Kenrick distinguishes two forms of thinking: a commons approach and a dominance approach.

A Commons approach which assumes that:

we live in a common life-world upon which we all depend,
any problems stem from a breakdown in relationships, and
solutions are primarily about restoring these relationships

and a dominance approach which assumes that:

one’s well-being ultimately depends on controlling the devalued other (whether other life forms, other humans, or other aspects of oneself),
problems are about the lack of such control, and
the solution involves the dominant realm (the mind, the ‘developed’ world, the adult, the expert, or humans in general) imposing control on the supposedly inferior realm.

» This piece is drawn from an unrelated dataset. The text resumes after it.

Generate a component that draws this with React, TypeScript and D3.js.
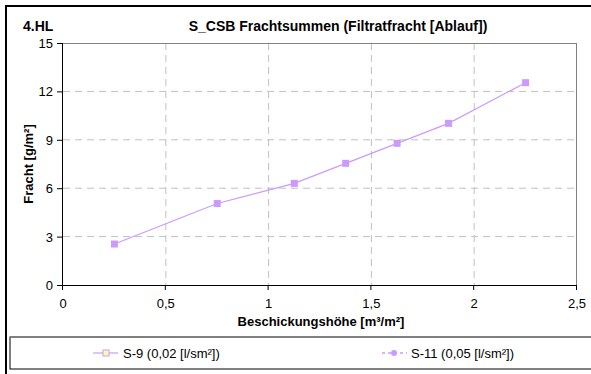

He argues that the commons have been misrepresented as a tragedy by the dominance thinking approach – it is, he says, it is the open access regime that is the problem:

When the ‘Commons’ is referred to at all in dominant thinking, it is usually in terms of the so called ‘Tragedy of the Commons’, and this term is used to argue that left to ourselves (without the market and government to control our behaviour) we would each choose to exploit our ecological context for our own individual benefit even though this would inevitably lead to the destruction of the ecosystems (the Commons) on which we all depend.
In fact, the opposite is the case. Even Garrett Hardin, the inventor of the term, later admitted that the phrase describes, not a Tragedy of ‘Commons regimes’, but a Tragedy of ‘Open Access regimes’ (Kirby at al 1995).

The irony here is that an excellent example of an ‘Open Access regime’ is that of capitalism, where the only understanding of being ‘rational’ is of acting in one’s own immediate, narrow self-interest. ‘Open access regimes’ describe situations where people are persuaded to act in a way that has no consideration for the longer term of themselves, their children or others. Commons regimes, in sharp contrast, always have unwritten or written rules about who can use what resource when and for how long, in order to ensure everyone’s well-being over the longer term (Kirby at al 1995, Kenrick 2005).

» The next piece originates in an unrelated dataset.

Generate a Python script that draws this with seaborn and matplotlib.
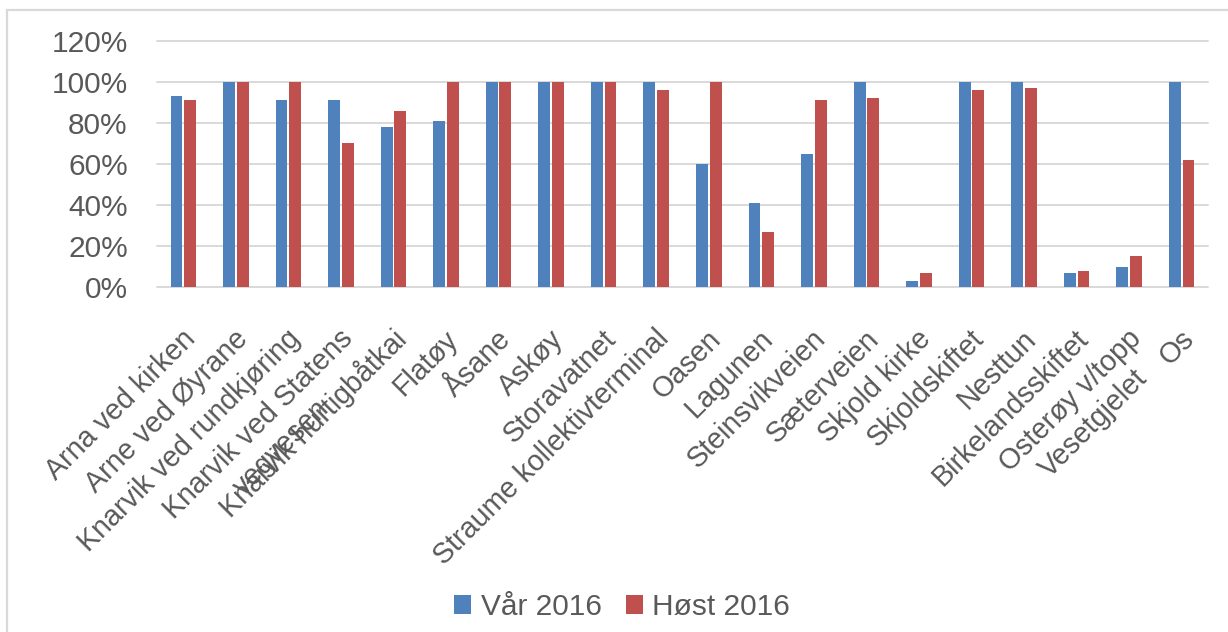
import pandas as pd
import matplotlib.pyplot as plt
import matplotlib.transforms as mtransforms
from matplotlib.patches import Rectangle
from matplotlib.ticker import PercentFormatter
import seaborn as sns

# Data (share of departures, 0-1)
stops = [
    'Arna ved kirken', 'Arne ved Øyrane', 'Knarvik ved rundkjøring',
    'Knarvik ved Statens\nvegvesen', 'Knarvik hurtigbåtkai', 'Flatøy',
    'Åsane', 'Askøy', 'Storavatnet', 'Straume kollektivterminal', 'Oasen',
    'Lagunen', 'Steinsvikveien', 'Sæterveien', 'Skjold kirke',
    'Skjoldskiftet', 'Nesttun', 'Birkelandsskiftet',
    'Osterøy v/topp\nVesetgjelet', 'Os',
]
var_2016 = [0.93, 1.00, 0.91, 0.91, 0.78, 0.81, 1.00, 1.00, 1.00, 1.00,
            0.60, 0.41, 0.65, 1.00, 0.03, 1.00, 1.00, 0.07, 0.10, 1.00]
host_2016 = [0.91, 1.00, 1.00, 0.70, 0.86, 1.00, 1.00, 1.00, 1.00, 0.96,
             1.00, 0.27, 0.91, 0.92, 0.07, 0.96, 0.97, 0.08, 0.15, 0.62]
series = ['Vår 2016', 'Høst 2016']
colors = ['#4F81BD', '#C0504D']

df = pd.DataFrame({
    'stop': stops * 2,
    'andel': var_2016 + host_2016,
    'periode': [series[0]] * len(stops) + [series[1]] * len(stops),
})

sns.set_style('white')
plt.rcParams['font.family'] = ['Liberation Sans', 'DejaVu Sans']
TXT = '#595959'
FS = 21.5
FS_X = 20.6

fig = plt.figure(figsize=(12.28, 6.32), dpi=100)
ax = fig.add_axes([157 / 1228, 1 - 287 / 632, (1208 - 157) / 1228, (287 - 41) / 632])

sns.barplot(data=df, x='stop', y='andel', hue='periode', palette=colors,
            saturation=1, width=0.52, gap=0.13, linewidth=0, ax=ax, legend=True)

ax.set_ylim(0, 1.2)
ax.set_yticks([0, 0.2, 0.4, 0.6, 0.8, 1.0, 1.2])
ax.yaxis.set_major_formatter(PercentFormatter(1.0, decimals=0))
ax.set_xlabel('')
ax.set_ylabel('')
for s in ax.spines.values():
    s.set_visible(False)
ax.yaxis.grid(True, color='#d9d9d9', linewidth=1.4)
ax.set_axisbelow(True)
for gl in ax.get_ygridlines():
    gl.set_clip_on(False)

ax.tick_params(axis='y', length=0, pad=21, labelsize=FS, labelcolor=TXT)
ax.tick_params(axis='x', length=0, pad=27, labelsize=FS_X, labelcolor=TXT)
ax.set_xticks(range(len(stops)))
ax.set_xticklabels(stops, rotation=45, ha='right', va='top',
                   rotation_mode='anchor', multialignment='center')
shift = mtransforms.ScaledTranslation(-1.5 / 72, 0, fig.dpi_scale_trans)
for lab in ax.get_xticklabels():
    lab.set_transform(lab.get_transform() + shift)

handles, labels = ax.get_legend_handles_labels()
ax.get_legend().remove()
fig.legend(handles, labels, loc='center', bbox_to_anchor=(622 / 1228, 1 - 607 / 632),
           ncol=2, frameon=False, fontsize=FS, labelcolor=TXT,
           handlelength=0.57, handleheight=0.57, handletextpad=0.32,
           columnspacing=0.8, borderaxespad=0)

# light chart border (top and left edges visible)
fig.patches.append(Rectangle((7 / 1228, -0.1), 1.2, 1.1 - 10 / 632,
                             transform=fig.transFigure, fill=False,
                             edgecolor='#d9d9d9', linewidth=1.6))

fig.savefig('out.png', dpi=100)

Kenrick celebrates the re-emergence of Commons systems, in land reform, in the Transition movement and other spheres as

people realise that it is more rational to base their well-being on collectively caring about those around them, than to believe they can – over the long term – improve their own lives at the expense of their neighbours. The Transition approach embodies Commons thinking and is a creative, empowering, and immediately gratifying proof that – if we come at problems from a Commons perspective – our solutions will improve life for us all, rather than deal with symptoms in ways that exacerbate the original problem.

This is predicated on the notion that my well-being depends on your well-being, and on the assumption that solving problems involves working to restore relationships of trust rather than seeking to impose solutions on others.